Print word for word the first line of the listing below and every line after it, through the line with "import * as". Leave out the pictures and the rest.
Start of Record list
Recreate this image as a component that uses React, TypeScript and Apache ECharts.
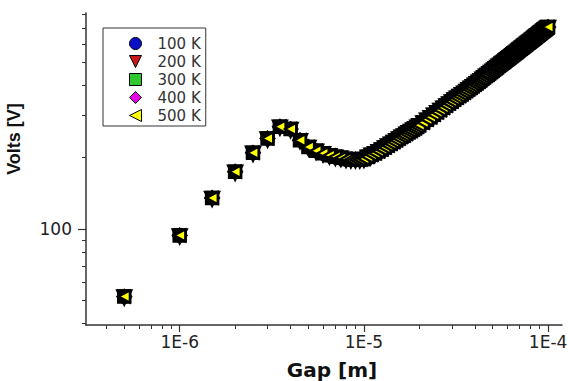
import React, { useEffect, useRef } from "react";
import * as echarts from "echarts";

// Gap values in micrometres (converted to metres for the axis)
const gapUm = [
  0.5, 1, 1.5, 2, 2.5, 3, 3.5, 4, 4.5, 5, 5.5, 6, 6.5, 7, 7.5, 8, 8.5, 9, 9.5,
  10, 10.5, 11, 11.5, 12, 12.5, 13, 13.5, 14, 14.5, 15, 15.5, 16, 16.5, 17, 17.5, 18, 18.5, 19, 19.5,
  20, 21, 22, 23, 24, 25, 26, 27, 28, 29, 30, 31, 32, 33, 34, 35, 36, 37, 38, 39,
  40, 41, 42, 43, 44, 45, 46, 47, 48, 49, 50, 51, 52, 53, 54, 55, 56, 57, 58, 59,
  60, 61, 62, 63, 64, 65, 66, 67, 68, 69, 70, 71, 72, 73, 74, 75, 76, 77, 78, 79,
  80, 81, 82, 83, 84, 85, 86, 87, 88, 89, 90, 91, 92, 93, 94, 95, 96, 97, 98, 99, 100,
];
// Breakdown voltage (the five temperature series coincide on the plot)
const volts = [
  52, 94, 135, 174, 209, 240, 269, 263, 236, 221, 213, 208, 204, 201, 199, 197, 196, 196, 196,
  197, 201, 205, 208, 212, 216, 220, 224, 228, 232, 236, 240, 244, 247, 251, 255, 258, 262, 265, 269,
  273, 280, 288, 295, 302, 309, 316, 323, 330, 337, 343, 350, 356, 362, 368, 374, 380, 386, 392, 398,
  404, 410, 416, 422, 428, 434, 440, 445, 451, 457, 462, 468, 474, 479, 485, 490, 496, 501, 506, 512,
  517, 522, 527, 532, 537, 542, 547, 552, 557, 562, 567, 572, 577, 582, 587, 591, 596, 601, 606, 610,
  615, 620, 625, 629, 634, 638, 643, 648, 652, 657, 661, 666, 670, 674, 679, 683, 688, 692, 696, 701, 705,
];
const seriesNames = ["100 K", "200 K", "300 K", "400 K", "500 K"];
const seriesColors = ["#0a10c8", "#c81818", "#2ec82e", "#e600e6", "#ffff00"];
const seriesSymbols = [
  "path://M5,0A5,5 0 1 1 4.99,0Z",
  "path://M0,0L10,0L5,10Z",
  "path://M0,0L10,0L10,10L0,10Z",
  "path://M5,0L10,5L5,10L0,5Z",
  "path://M10,0L10,10L0,5Z",
];

const xMajorTicks = [1e-6, 1e-5, 1e-4];
const xMinorTicks = [
  4e-7, 5e-7, 6e-7, 7e-7, 8e-7, 9e-7,
  2e-6, 3e-6, 4e-6, 5e-6, 6e-6, 7e-6, 8e-6, 9e-6,
  2e-5, 3e-5, 4e-5, 5e-5, 6e-5, 7e-5, 8e-5, 9e-5,
];
const yMajorTicks = [100];
const yMinorTicks = [40, 50, 60, 70, 80, 90, 200, 300, 400, 500, 600, 700, 800];

export default function App() {
  const ref = useRef<HTMLDivElement>(null);
  useEffect(() => {
    document.body.style.margin = "0";
    const chart = echarts.init(ref.current!, null, { renderer: "svg" });
    const data = gapUm.map((g, i) => [g * 1e-6, volts[i]]);
    const axisColor = "#333";
    const xRange = { min: 3.1e-7, max: 1.19e-4 };
    const yRange = { min: 39.5, max: 808 };
    const option: any = {
      animation: false,
      backgroundColor: "#fff",
      grid: { left: 86, top: 13, right: 6, bottom: 56, containLabel: false, outerBoundsMode: "none" },
      xAxis: [
        {
          type: "log", logBase: 10, ...xRange, position: "bottom",
          axisLine: { show: true, onZero: false, lineStyle: { color: axisColor, width: 1.5 } },
          axisTick: { show: true, length: 7, customValues: xMajorTicks, lineStyle: { color: axisColor, width: 1.2 } },
          axisLabel: {
            show: true, customValues: xMajorTicks, margin: 8,
            fontFamily: "DejaVu Sans", fontSize: 17, color: "#222",
            formatter: (v: number) => "1E" + Math.round(Math.log10(v)),
          },
          splitLine: { show: false },
        },
        {
          type: "log", logBase: 10, ...xRange, position: "bottom",
          axisLine: { show: false, onZero: false },
          axisTick: { show: true, length: 4, customValues: xMinorTicks, lineStyle: { color: axisColor, width: 1 } },
          axisLabel: { show: false },
          splitLine: { show: false },
        },
      ],
      yAxis: [
        {
          type: "log", logBase: 10, ...yRange, position: "left",
          axisLine: { show: true, onZero: false, lineStyle: { color: axisColor, width: 1.5 } },
          axisTick: { show: true, length: 8, customValues: yMajorTicks, lineStyle: { color: axisColor, width: 1.2 } },
          axisLabel: {
            show: true, customValues: yMajorTicks, margin: 14,
            fontFamily: "DejaVu Sans", fontSize: 17, color: "#222",
          },
          splitLine: { show: false },
        },
        {
          type: "log", logBase: 10, ...yRange, position: "left",
          axisLine: { show: false, onZero: false },
          axisTick: { show: true, length: 4, customValues: yMinorTicks, lineStyle: { color: axisColor, width: 1 } },
          axisLabel: { show: false },
          splitLine: { show: false },
        },
      ],
      legend: {
        orient: "vertical", left: 103, top: 28,
        padding: [8, 5, 3, 26],
        itemWidth: 12, itemHeight: 12, itemGap: 3,
        borderColor: "#333", borderWidth: 1, backgroundColor: "#fff",
        selectedMode: false,
        symbolKeepAspect: true,
        textStyle: { fontFamily: "DejaVu Sans", fontSize: 15, color: "#333", padding: [0, 0, 0, 11] },
        data: seriesNames.map((n, i) => ({
          name: n,
          icon: seriesSymbols[i],
          itemStyle: { color: seriesColors[i], borderColor: "#000", borderWidth: 1 },
        })),
      },
      series: seriesNames.map((n, i) => {
        const top = i === seriesNames.length - 1;
        return {
          name: n,
          type: "scatter",
          xAxisIndex: 0,
          yAxisIndex: 0,
          data,
          symbol: seriesSymbols[i],
          symbolSize: top ? [11, 12] : 9,
          itemStyle: {
            color: seriesColors[i],
            borderColor: "#000",
            borderWidth: top ? 2.2 : 5.5,
            opacity: 1,
          },
          z: 2 + i,
        };
      }),
      graphic: [
        {
          type: "text", x: 14, y: 139, rotation: Math.PI / 2,
          style: {
            text: "Volts [V]", fontFamily: "Liberation Sans", fontWeight: "bold", fontSize: 18,
            fill: "#111", align: "center", verticalAlign: "middle",
          },
        },
        {
          type: "text", x: 332, y: 370,
          style: {
            text: "Gap [m]", fontFamily: "DejaVu Sans", fontWeight: "bold", fontSize: 20,
            fill: "#111", align: "center", verticalAlign: "middle",
          },
        },
      ],
    };
    chart.setOption(option);
    return () => chart.dispose();
  }, []);
  return (
    <div
      ref={ref}
      style={{ position: "absolute", left: 0, top: 0, width: 568, height: 381, background: "#fff" }}
    />
  );
}
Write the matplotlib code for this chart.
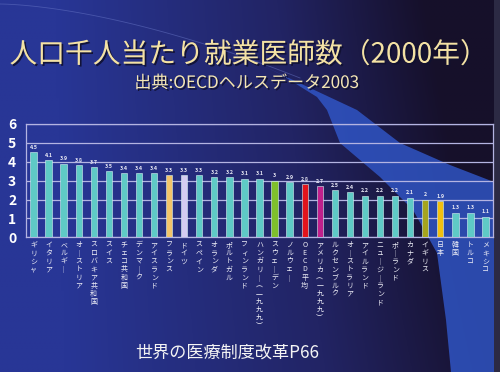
import numpy as np
import matplotlib
matplotlib.use("Agg")
import matplotlib.pyplot as plt
import matplotlib.patheffects as pe
from matplotlib.patches import Polygon

plt.rcParams['font.family'] = ['Noto Sans CJK JP', 'DejaVu Sans']

# data
countries = ['ギリシャ', 'イタリア', 'ベルギー', 'オーストリア', 'スロバキア共和国', 'スイス',
             'チェコ共和国', 'デンマーク', 'アイスランド', 'フランス', 'ドイツ', 'スペイン',
             'オランダ', 'ポルトガル', 'フィンランド', 'ハンガリー（一九九九）', 'スウェーデン',
             'ノルウェー', 'OECD平均', 'アメリカ（一九九九）', 'ルクセンブルク', 'オーストラリア',
             'アイルランド', 'ニュージーランド', 'ポーランド', 'カナダ', 'イギリス', '日本',
             '韓国', 'トルコ', 'メキシコ']
values = [4.5, 4.1, 3.9, 3.8, 3.7, 3.5, 3.4, 3.4, 3.4, 3.3, 3.3, 3.3, 3.2, 3.2, 3.1,
          3.1, 3.0, 2.9, 2.8, 2.7, 2.5, 2.4, 2.2, 2.2, 2.2, 2.1, 2.0, 1.9, 1.3, 1.3, 1.1]
value_text = ['4.5', '4.1', '3.9', '3.8', '3.7', '3.5', '3.4', '3.4', '3.4', '3.3', '3.3',
              '3.3', '3.2', '3.2', '3.1', '3.1', '3', '2.9', '2.8', '2.7', '2.5', '2.4',
              '2.2', '2.2', '2.2', '2.1', '2', '1.9', '1.3', '1.3', '1.1']
highlight = {'フランス': '#f2c46a', 'ドイツ': '#d4ccf2', 'スウェーデン': '#7fc02c',
             'OECD平均': '#e3141c', 'アメリカ（一九九九）': '#c0208c', 'イギリス': '#a6a41e',
             '日本': '#f2c010'}
base_color = '#5fcac6'

W, H = 500, 372
fig = plt.figure(figsize=(5.0, 3.72), dpi=100)

# background: blue gradient with a lighter swoosh band
bg = fig.add_axes([0, 0, 1, 1], zorder=0)
bg.set_xlim(0, W)
bg.set_ylim(H, 0)
bg.axis('off')
xx, yy = np.meshgrid(np.linspace(0, 1, 200), np.linspace(0, 1, 150))
left = np.array([40, 54, 150]) / 255
mid = np.array([34, 36, 100]) / 255
right = np.array([22, 16, 42]) / 255
t = np.clip(xx * 1.15 - 0.15 + (0.2 - yy * 0.2) * xx, 0, 1)[..., None]
img = np.where(t < 0.6, left + (mid - left) * (t / 0.6), mid + (right - mid) * ((t - 0.6) / 0.4))
bg.imshow(img, extent=[0, W, H, 0], aspect='auto', zorder=0)
band = [(255, 62), (293, 80), (357, 110), (400, 143), (450, 165), (494, 182),
        (494, 372), (451, 372), (446, 320), (437, 253), (413, 210), (380, 177),
        (340, 143), (327, 110), (317, 97), (280, 74)]
bg.add_patch(Polygon(band, closed=True, facecolor='#3158cc', edgecolor='none', alpha=0.8, zorder=1))
bg.add_patch(Polygon([(494, 0), (500, 0), (500, 372), (494, 372)], closed=True,
                     facecolor='#2c2a44', edgecolor='none', zorder=1))
arc_x = np.linspace(0, 300, 50)
bg.plot(arc_x, 4 + 74 * (arc_x / 300) ** 1.6, color='#6a78c8', lw=0.6, alpha=0.5, zorder=1)

shadow = [pe.withSimplePatchShadow(offset=(1.2, -1.2), shadow_rgbFace='#101030', alpha=0.9)]
fig.text(0.497, 0.853, '人口千人当たり就業医師数（2000年）', ha='center', va='center',
         fontsize=20, color='#f4e2a4', path_effects=shadow)
fig.text(0.494, 0.777, '出典:OECDヘルスデータ2003', ha='center', va='center',
         fontsize=12.3, color='#f4e6b4', path_effects=shadow)
fig.text(0.455, 0.053, '世界の医療制度改革P66', ha='center', va='center',
         fontsize=12.3, color='#f4f4f4')

ax = fig.add_axes([0.052, 0.362, 0.934, 0.305], zorder=2)
ax.patch.set_alpha(0)
x = np.arange(len(countries))
colors = [highlight.get(c, base_color) for c in countries]
ax.bar(x, values, width=0.42, color=colors, edgecolor='#d8f4f4', linewidth=0.4, zorder=3)
for xi, v, s in zip(x, values, value_text):
    ax.text(xi, v + 0.12, s, ha='center', va='bottom', fontsize=3.8, color='#e8e8f4',
            fontweight='bold', zorder=4)

ax.set_xlim(-0.5, 30.5)
ax.set_ylim(0, 6)
ax.set_yticks(range(7))
ax.tick_params(axis='y', length=0, pad=7, labelsize=10, labelcolor='white')
for lab in ax.get_yticklabels():
    lab.set_fontweight('bold')
ax.set_xticks(x)
ax.tick_params(axis='x', length=2, color='#20205a', labelbottom=False, direction='in')
ax.grid(axis='y', color='#b4b4e2', linewidth=0.9, zorder=1)
for sp in ax.spines.values():
    sp.set_color('#b4b4e2')
    sp.set_linewidth(0.9)

vmap = {'ー': '｜', '（': '︵', '）': '︶'}
for xi, name in zip(x, countries):
    vert = '\n'.join(vmap.get(ch, ch) for ch in name)
    ax.text(xi, -0.2, vert, ha='center', va='top', fontsize=5, color='#f0f0f8',
            linespacing=1.02, zorder=4)

fig.savefig('out.png', dpi=100)
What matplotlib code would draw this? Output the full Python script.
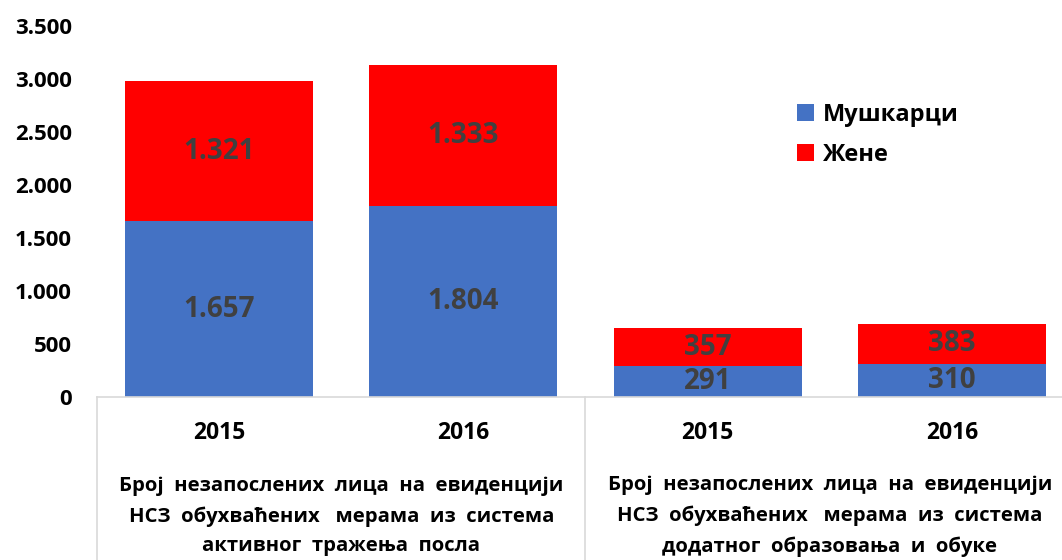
"""
Stacked bars: unemployed persons covered by NSZ measures, by sex
"""
import matplotlib
matplotlib.use('Agg')
import matplotlib.pyplot as plt
from matplotlib.lines import Line2D

plt.rcParams['font.family'] = ['Open Sans', 'DejaVu Sans']
plt.rcParams['font.weight'] = 'bold'

# data
years = ['2015', '2016', '2015', '2016']
men = [1657, 1804, 291, 310]
women = [1321, 1333, 357, 383]
series_names = ['Мушкарци', 'Жене']
group_labels = [
    'Број  незапослених  лица  на  евиденцији\n'
    'НСЗ  обухваћених   мерама  из  система\n'
    'активног  тражења  посла',
    'Број  незапослених  лица  на  евиденцији\n'
    'НСЗ  обухваћених   мерама  из  система\n'
    'додатног  образовања  и  обуке',
]
y_ticks = [0, 500, 1000, 1500, 2000, 2500, 3000, 3500]

BLUE = '#4472C4'
RED = '#FF0000'
LABEL_COLOR = '#404040'
GRID_GRAY = '#D9D9D9'


def fmt(v):
    return f'{v:,}'.replace(',', '.')


def main():
    fig = plt.figure(figsize=(10.62, 5.60), dpi=100)
    ax = fig.add_axes([0.0913, 0.291, 0.920, 0.6625])

    x = list(range(len(years)))
    width = 0.77
    b1 = ax.bar(x, men, width, color=BLUE, label=series_names[0])
    b2 = ax.bar(x, women, width, bottom=men, color=RED, label=series_names[1])

    # values inside the segments
    for bars, vals, bottoms in [(b1, men, [0] * 4), (b2, women, men)]:
        for bar, v, b in zip(bars, vals, bottoms):
            ax.text(bar.get_x() + bar.get_width() / 2, b + v / 2, fmt(v),
                    ha='center', va='center', fontsize=20,
                    color=LABEL_COLOR, fontweight='bold')

    ax.set_xlim(-0.5, 3.5)
    ax.set_ylim(0, 3500)
    ax.set_yticks(y_ticks)
    ax.set_yticklabels([fmt(t) for t in y_ticks], fontsize=16, fontweight='bold')
    ax.tick_params(axis='y', length=0, pad=18)
    ax.set_xticks([])
    for side in ['top', 'right', 'left']:
        ax.spines[side].set_visible(False)
    ax.spines['bottom'].set_color(GRID_GRAY)
    ax.spines['bottom'].set_linewidth(1.2)

    # multi-level category labels under the axis
    tr = ax.get_xaxis_transform()
    for xi, yr in zip(x, years):
        ax.text(xi, -0.097, yr, transform=tr, ha='center', va='center',
                fontsize=16.5, fontweight='bold', color='black')
    for gi, lab in enumerate(group_labels):
        ax.text(2 * gi + 0.5, -0.321, lab, transform=tr, ha='center', va='center',
                fontsize=14.6, fontweight='bold', linespacing=1.66, color='black')
    for xb in [-0.5, 1.5, 3.5]:
        ax.add_line(Line2D([xb, xb], [0, -0.5], transform=tr, color=GRID_GRAY,
                           linewidth=1.2, clip_on=False))

    leg = ax.legend(loc='upper left', bbox_to_anchor=(0.7305, 0.854),
                    bbox_transform=fig.transFigure, frameon=False,
                    fontsize=17, handlelength=0.7, handleheight=0.7,
                    handletextpad=0.4, labelspacing=0.66)
    for t in leg.get_texts():
        t.set_fontweight('bold')

    plt.savefig('out.png', dpi=100)
    plt.close()
    print('saved out.png')


if __name__ == '__main__':
    main()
End of Record list
Exercise solution>
Recreate this image as a component that uses React, TypeScript and Apache ECharts.
import React, { useEffect, useRef } from "react";
import * as echarts from "echarts";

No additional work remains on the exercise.